More challenging was Sydney born Sunn O))) collaborator Oren Ambarchi, who played at a desk covered in effects pedals (even more lay at his feet), strummed a couple of notes on his guitar and created a cacophony of blips, glitches, vibrations and whirring calls of brutality unlike anything I’ve ever heard. At some point during my amazement, a massive gong was dragged on stage and the presence of stoner rock heroes Boris, whose much-adored set travelled from the murmuring to the momentous, was felt by all.

 

Music aside, one of the most interesting things about this show was the enormous coordinated effort of the roadies who worked as one furious organism. Like determined soldier ants amid towers of equipment, they made the show what it was, for there would be no sound – let alone NOISE – without dedicated dudes untangling rivers of leads and figuring out which one connection has come loose amid some guitar hero’s smorgasbord of pedals.

 

After intermission we were introduced to Melbourne’s Night Terrors, featuring Miles Brown, a gargantuan of a man who should be knighted for his contribution to ridiculously amazing, face-melting theramin playing. Also moonlighting in the behemoth of volume that is Bardo Pond, Brown sliced the air around his theramin with such tenacity I felt my head would implode. My mind is still being blown 24 hours later. I salute you, Sir. 

 

The evening was capped off with a surprise set from Lou Reed, joined onstage by wife and co-curator Laurie Anderson, who had provided deranged violin songs throughout the evening. Albeit feeble in appearance, once seated in his revolving chair, guitar on lap, strange alien instruments and nine noise comrades (including electronic alchemist Sarth Calhoun and the incredible Marc Ribot on guitar) surrounding him, Reed conducted a one hour drone session of epic proportions.

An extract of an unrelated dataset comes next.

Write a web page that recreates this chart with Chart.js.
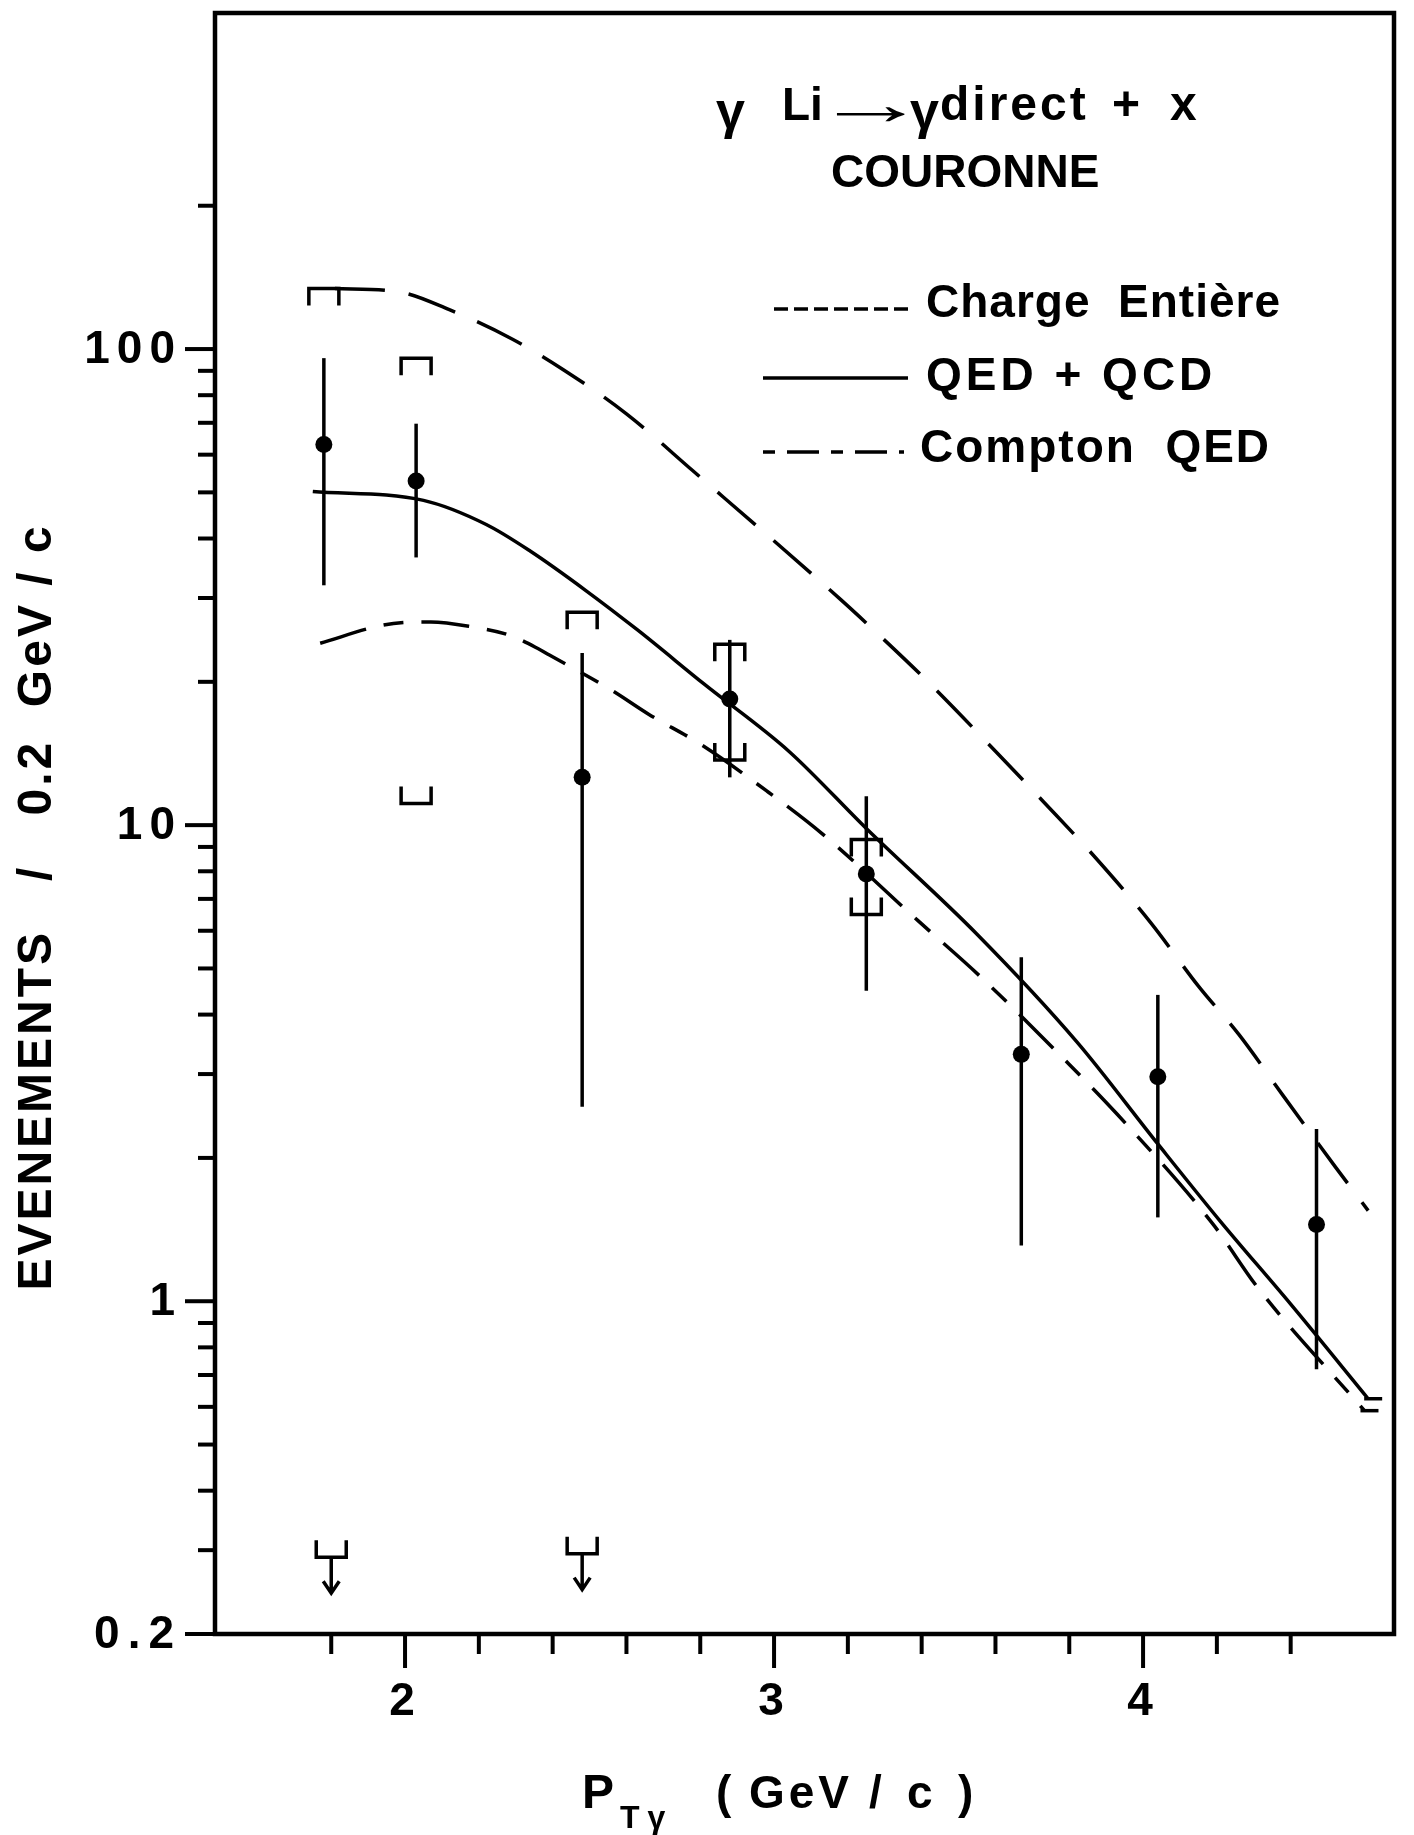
<!DOCTYPE html>
<html lang="fr">

<head>
  <meta charset="UTF-8">
  <title>γ Li → γ direct + x | Couronne</title>
  <script src="https://cdn.jsdelivr.net/npm/chart.js"></script>
  <style>
    body {
      margin: 0;
      background: #ffffff;
    }

    .sheet {
      width: 1414px;
      height: 1835px;
    }
  </style>
</head>

<body>

  <div class="sheet">
    <canvas id="ptChart" width="1414" height="1835"></canvas>
  </div>

  <script>
    // measured points: pT bin centre, events / 0.2 GeV/c, statistical error limits
    const ptBins = [1.78, 2.03, 2.48, 2.88, 3.25, 3.67, 4.04, 4.47];
    const events = [63, 52.8, 12.6, 18.4, 7.9, 3.3, 2.96, 1.45];
    const statHigh = [95.7, 69.7, 23.0, 24.5, 11.5, 5.28, 4.4, 2.3];
    const statLow = [31.9, 36.5, 2.56, 12.6, 4.49, 1.31, 1.5, 0.72];

    // systematic limits (open brackets)
    const sysUpperX = [1.78, 2.03, 2.48, 2.88, 3.25];
    const sysUpperY = [134, 95.6, 28.0, 24.0, 9.33];
    const sysLowerX = [2.03, 2.88, 3.25];
    const sysLowerY = [11.1, 13.7, 6.49];

    // upper limits near the bottom
    const limitX = [1.80, 2.48];
    const limitY = [0.29, 0.295];

    // theory curves
    const chargeX = [1.81, 1.98, 2.12, 2.29, 2.43, 2.60, 2.78, 3.18, 3.27, 3.42, 3.60, 3.73, 3.87, 4.02, 4.15, 4.26, 4.38, 4.52, 4.61];
    const chargeY = [134, 132, 121, 105, 90.4, 73.1, 55.5, 29.8, 25.7, 19.9, 14.3, 11.2, 8.56, 6.25, 4.59, 3.63, 2.70, 1.92, 1.55];

    const qcdX = [1.75, 2.05, 2.22, 2.34, 2.49, 2.63, 2.81, 3.04, 3.25, 3.55, 3.82, 4.04, 4.21, 4.40, 4.61];
    const qcdY = [50.2, 48.1, 42.8, 37.6, 31.1, 25.7, 19.8, 14.3, 9.84, 5.9, 3.51, 2.14, 1.47, 0.986, 0.624];

    const comptonX = [1.77, 1.94, 2.03, 2.07, 2.18, 2.28, 2.36, 2.39, 2.56, 2.66, 2.80, 2.98, 3.13, 3.39, 3.56, 3.79, 3.93, 4.19, 4.31, 4.60];
    const comptonY = [24.1, 26.3, 26.7, 26.7, 26.1, 25.1, 23.5, 22.8, 19.2, 17.1, 14.8, 11.8, 9.6, 6.3, 4.8, 3.2, 2.47, 1.45, 1.07, 0.589];

    // axes
    const xTicks = [1.8, 2, 2.2, 2.4, 2.6, 2.8, 3, 3.2, 3.4, 3.6, 3.8, 4, 4.2, 4.4];
    const xTickLabels = [2, 3, 4];
    const yTicks = [0.2, 0.3, 0.4, 0.5, 0.6, 0.7, 0.8, 0.9, 1, 2, 3, 4, 5, 6, 7, 8, 9,
      10, 20, 30, 40, 50, 60, 70, 80, 90, 100, 200];
    const yTickLabels = [0.2, 1, 10, 100];

    const ink = '#000000';
    const family = "'Liberation Sans', Arial, sans-serif";
    const pairs = (xs, ys) => xs.map((v, i) => ({ x: v, y: ys[i] }));

    function font(size, weight) {
      return (weight || 'bold') + ' ' + size + 'px ' + family;
    }

    function spaced(ctx, px) {
      if ('letterSpacing' in ctx) ctx.letterSpacing = px + 'px';
    }

    // error bars, brackets, frame, ticks and lettering
    const decorations = {
      id: 'decorations',
      afterDatasetsDraw(chart) {
        const { ctx, scales: { x, y } } = chart;
        ctx.save();
        ctx.strokeStyle = ink;
        ctx.fillStyle = ink;
        ctx.lineWidth = 3.5;

        ptBins.forEach((v, i) => {
          const px = x.getPixelForValue(v);
          ctx.beginPath();
          ctx.moveTo(px, y.getPixelForValue(statHigh[i]));
          ctx.lineTo(px, y.getPixelForValue(statLow[i]));
          ctx.stroke();
        });

        const bracket = (xv, yv, dir) => {
          const px = x.getPixelForValue(xv);
          const py = y.getPixelForValue(yv);
          ctx.beginPath();
          ctx.moveTo(px - 15, py + dir * 17);
          ctx.lineTo(px - 15, py);
          ctx.lineTo(px + 15, py);
          ctx.lineTo(px + 15, py + dir * 17);
          ctx.stroke();
          return [px, py];
        };

        sysUpperX.forEach((v, i) => bracket(v, sysUpperY[i], 1));
        sysLowerX.forEach((v, i) => bracket(v, sysLowerY[i], -1));

        limitX.forEach((v, i) => {
          const [px, py] = bracket(v, limitY[i], -1);
          ctx.beginPath();
          ctx.moveTo(px, py);
          ctx.lineTo(px, py + 36);
          ctx.moveTo(px - 8, py + 24);
          ctx.lineTo(px, py + 36);
          ctx.lineTo(px + 8, py + 24);
          ctx.stroke();
        });

        // small end bars on the two lower curves
        [[qcdX, qcdY], [comptonX, comptonY]].forEach(([xs, ys]) => {
          const n = xs.length - 1;
          const px = x.getPixelForValue(xs[n]);
          const py = y.getPixelForValue(ys[n]);
          ctx.beginPath();
          ctx.moveTo(px - 4, py);
          ctx.lineTo(px + 14, py);
          ctx.stroke();
        });
        ctx.restore();
      },

      afterDraw(chart) {
        const { ctx, chartArea: a, scales: { x, y } } = chart;
        ctx.save();
        ctx.strokeStyle = ink;
        ctx.fillStyle = ink;

        // frame
        ctx.lineWidth = 4.5;
        ctx.strokeRect(a.left, a.top, a.right - a.left, a.bottom - a.top);

        // outward ticks, longer on labelled values
        ctx.lineWidth = 4;
        yTicks.forEach(v => {
          const py = y.getPixelForValue(v);
          const len = yTickLabels.includes(v) ? 30 : 17;
          ctx.beginPath();
          ctx.moveTo(a.left, py);
          ctx.lineTo(a.left - len, py);
          ctx.stroke();
        });
        xTicks.forEach(v => {
          const px = x.getPixelForValue(v);
          const len = xTickLabels.includes(v) ? 34 : 20;
          ctx.beginPath();
          ctx.moveTo(px, a.bottom);
          ctx.lineTo(px, a.bottom + len);
          ctx.stroke();
        });

        // tick labels
        ctx.font = font(46);
        ctx.textBaseline = 'middle';
        ctx.textAlign = 'right';
        yTickLabels.forEach(v => {
          spaced(ctx, v < 1 ? 8 : 7);
          ctx.fillText(String(v), a.left - 33, y.getPixelForValue(v) + 1);
        });
        ctx.textAlign = 'center';
        spaced(ctx, 0);
        ctx.font = font(46);
        xTickLabels.forEach(v => {
          ctx.fillText(String(v), x.getPixelForValue(v) - 3, a.bottom + 68);
        });

        // y axis title
        ctx.save();
        ctx.translate(38, 907);
        ctx.rotate(-Math.PI / 2);
        ctx.font = font(48);
        ctx.textAlign = 'center';
        ctx.textBaseline = 'middle';
        spaced(ctx, 3);
        ctx.fillText('EVENEMENTS   /   0.2  GeV / c', 0, 0);
        ctx.restore();

        // x axis title
        ctx.textAlign = 'left';
        ctx.textBaseline = 'alphabetic';
        spaced(ctx, 0);
        ctx.font = font(48);
        ctx.fillText('P', 582, 1808);
        ctx.font = font(32);
        spaced(ctx, 8);
        ctx.fillText('Tγ', 620, 1828);
        ctx.font = font(46);
        spaced(ctx, 0);
        ctx.fillText('(', 716, 1808);
        spaced(ctx, 4);
        ctx.fillText('GeV', 749, 1808);
        spaced(ctx, 0);
        ctx.fillText('/', 869, 1808);
        ctx.fillText('c', 907, 1808);
        ctx.fillText(')', 958, 1808);

        // reaction and region
        ctx.font = font(52);
        ctx.fillText('γ', 716, 128);
        ctx.fillText('γ', 910, 128);
        ctx.font = font(46);
        ctx.fillText('Li', 782, 120);
        ctx.save();
        ctx.translate(814, 124);
        ctx.scale(1.9, 1);
        ctx.font = font(60);
        ctx.fillText('→', 0, 0);
        ctx.restore();
        ctx.font = font(48);
        spaced(ctx, 3);
        ctx.fillText('direct', 940, 120);
        ctx.fillText('+', 1112, 120);
        ctx.fillText('x', 1170, 120);
        ctx.font = font(46);
        spaced(ctx, 0);
        ctx.fillText('COURONNE', 831, 187);

        // legend
        const rows = [
          { label: 'Charge  Entière', dash: [14, 6], x0: 774, x1: 908, ly: 309, tx: 926, ty: 317, gap: 1 },
          { label: 'QED + QCD', dash: [], x0: 763, x1: 908, ly: 378, tx: 926, ty: 390, gap: 4 },
          { label: 'Compton  QED', dash: [12, 12, 32, 12], x0: 763, x1: 904, ly: 452, tx: 920, ty: 462, gap: 2 }
        ];
        rows.forEach(r => {
          ctx.lineWidth = 3.5;
          ctx.setLineDash(r.dash);
          ctx.beginPath();
          ctx.moveTo(r.x0, r.ly);
          ctx.lineTo(r.x1, r.ly);
          ctx.stroke();
          ctx.setLineDash([]);
          ctx.font = font(46);
          spaced(ctx, r.gap);
          ctx.fillText(r.label, r.tx, r.ty);
        });
        spaced(ctx, 0);
        ctx.restore();
      }
    };

    new Chart(document.getElementById('ptChart'), {
      type: 'scatter',
      data: {
        datasets: [
          {
            label: 'Charge Entière',
            data: pairs(chargeX, chargeY),
            showLine: true,
            borderColor: ink,
            borderWidth: 3.5,
            borderDash: [50, 24],
            pointRadius: 0,
            cubicInterpolationMode: 'monotone'
          },
          {
            label: 'QED + QCD',
            data: pairs(qcdX, qcdY),
            showLine: true,
            borderColor: ink,
            borderWidth: 3.5,
            pointRadius: 0,
            cubicInterpolationMode: 'monotone'
          },
          {
            label: 'Compton QED',
            data: pairs(comptonX, comptonY),
            showLine: true,
            borderColor: ink,
            borderWidth: 3.5,
            borderDash: [48, 18, 20, 18],
            pointRadius: 0,
            cubicInterpolationMode: 'monotone'
          },
          {
            label: 'Données',
            data: pairs(ptBins, events),
            showLine: false,
            pointRadius: 8.5,
            pointBackgroundColor: ink,
            pointBorderWidth: 0
          }
        ]
      },
      options: {
        responsive: false,
        animation: false,
        layout: {
          padding: { top: 13, right: 20, left: 0, bottom: 0 }
        },
        plugins: {
          legend: { display: false },
          tooltip: { enabled: false }
        },
        scales: {
          x: {
            type: 'linear',
            min: 1.485,
            max: 4.68,
            grid: { display: false },
            border: { display: false },
            afterBuildTicks: scale => {
              scale.ticks = xTicks.map(v => ({ value: v }));
            },
            afterFit: scale => {
              scale.height = 201;
              scale.paddingLeft = 0;
              scale.paddingRight = 0;
            },
            ticks: { display: false }
          },
          y: {
            type: 'logarithmic',
            min: 0.2,
            max: 508,
            grid: { display: false },
            border: { display: false },
            afterBuildTicks: scale => {
              scale.ticks = yTicks.map(v => ({ value: v }));
            },
            afterFit: scale => {
              scale.width = 215;
              scale.paddingTop = 0;
              scale.paddingBottom = 0;
            },
            ticks: { display: false }
          }
        }
      },
      plugins: [decorations]
    });
  </script>

</body>

</html>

When the chaos had subsided, house lights lit up, and those remaining in the theatre had halved their numbers, Reed suddenly looked up and said, “So, did you really like that? I can’t believe there are still people here.” For ten minutes we clapped and cheered until the man pulled his noise orchestra together again and droned on once more, to a mere 80 or so people who, at 12.30am, soaked up every last persistence of sound. Truly, truly special.